(Exercise) Set down, exactly as written, only the lines starting with the one that holds "Output the Python" and ending with the one that holds "plt.rcParams['font.family'] = ['Liberation".

(Extracted material)
begin

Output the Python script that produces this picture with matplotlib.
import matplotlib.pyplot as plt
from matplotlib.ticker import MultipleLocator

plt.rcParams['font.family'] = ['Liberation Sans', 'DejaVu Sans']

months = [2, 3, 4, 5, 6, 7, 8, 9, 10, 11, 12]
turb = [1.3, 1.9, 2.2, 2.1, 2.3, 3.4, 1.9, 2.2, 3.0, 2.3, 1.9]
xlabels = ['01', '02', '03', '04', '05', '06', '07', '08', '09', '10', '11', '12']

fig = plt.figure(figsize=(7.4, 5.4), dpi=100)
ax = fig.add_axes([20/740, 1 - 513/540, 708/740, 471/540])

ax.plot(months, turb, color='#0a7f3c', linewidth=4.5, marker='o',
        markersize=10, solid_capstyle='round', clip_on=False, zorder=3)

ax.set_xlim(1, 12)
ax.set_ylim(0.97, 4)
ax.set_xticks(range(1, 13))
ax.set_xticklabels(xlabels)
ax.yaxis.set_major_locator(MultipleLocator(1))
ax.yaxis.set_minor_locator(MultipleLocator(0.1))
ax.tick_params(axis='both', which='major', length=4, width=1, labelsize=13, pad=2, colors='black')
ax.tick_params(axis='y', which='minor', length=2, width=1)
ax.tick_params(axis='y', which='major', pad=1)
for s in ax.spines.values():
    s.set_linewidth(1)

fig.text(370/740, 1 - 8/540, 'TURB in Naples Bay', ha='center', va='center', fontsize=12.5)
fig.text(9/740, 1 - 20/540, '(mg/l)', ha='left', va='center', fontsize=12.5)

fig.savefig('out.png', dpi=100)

end
begin

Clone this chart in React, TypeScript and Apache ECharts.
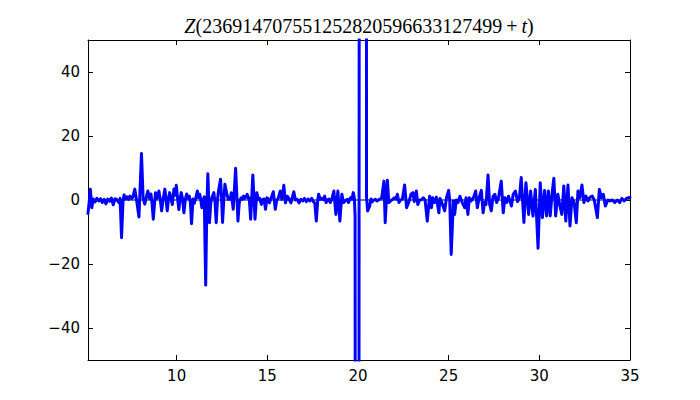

end

(Task output)
Output the Python script that produces this picture with matplotlib.
import matplotlib.pyplot as plt
from matplotlib.ticker import MultipleLocator

plt.rcParams['font.family'] = ['Liberation Sans', 'DejaVu Sans']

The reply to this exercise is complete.